A young girl, with long, dark hair and wearing a white top and glasses, sitting in a library reading a book

The Open University (OU) recently received £220,000 funding to understand the role of talk in literacy pedagogy and how this supports children to read and write for pleasure. The five-year project forms the second phase of the Mercer Company’s Literacy initiative, which seeks to understand approaches that motivate and inspire children to read and write for pleasure at school and at home. The OU were also the Company’s research partners in Phase 1 (2020-2023). Research evidence suggests that young people who read and write recreationally generally have higher attainment in education, wider achievement credentials, and enhanced wellbeing over time.

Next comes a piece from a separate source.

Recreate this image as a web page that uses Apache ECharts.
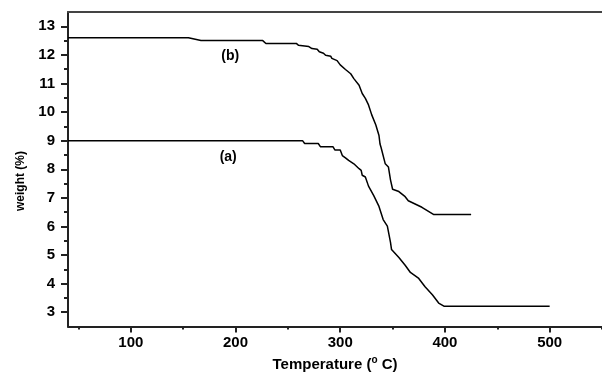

This phase involves working with seven secondary and six to eight primary focused London based charities to understand their practices and also involves a literature review with a specific focus on oracy. In Phase 1, the OU team created a Reading and Writing for Pleasure Framework for Practice, which will be used to support the funded Phase 2 charities. This will help charities to be research informed, enabling them to enrich their pedagogy practice to support young people’s engagement with reading and writing for pleasure.

Teresa Cremin, Professor of Literacy, said, “As well as reviewing the research literature on the role of oracy in developing young readers and writers, the University will also be working with other organisations and learning partners who are looking to explore research and practice insights from this work. We will support them in considering their materials and practices to enable this, and we will take a leading role in brokering this.”

“Another key aim of the project is to develop practical ‘ways of working’ that will support teachers and other creative partners in schools – such as authors, artists, actors, etc. This will help to inform the education sector of ways to develop the desire to read and write.”

Although the project is based in London, the goal is to support the wider charity and education sectors to empower children and enable them to find delight and satisfaction as engaged readers and writers. Charities collaborators in the Phase 2 secondary group that the OU is linked to as learning partners include Company Three, UK Reads, West Ham United Foundation: Football Literacy club, Theatre Peckham: Futureland First Story: London Voice Young Writers Programme; Write Back and CARAS: Thriving and learning changing outcomes for refugees and asylum seekers.

Teresa added, “Wider success for this initiative would be a richer understanding of the role of talk in nurturing young people’s positive literate identities. We aim to support schools, teachers, higher education, charities, and policy makers to capitalise on the research from both the Phases, 2020-2023 and 2024-2028. Success would also see more informal encouragement of reading and writing for pleasure – between peers, friends, parents, and relations as the young choose to read and write and share their passion and literate engagement with others. Our ultimate goal and a measure of success would be increasing the number of young people who choose to read and write as this has potential for life enhancement.”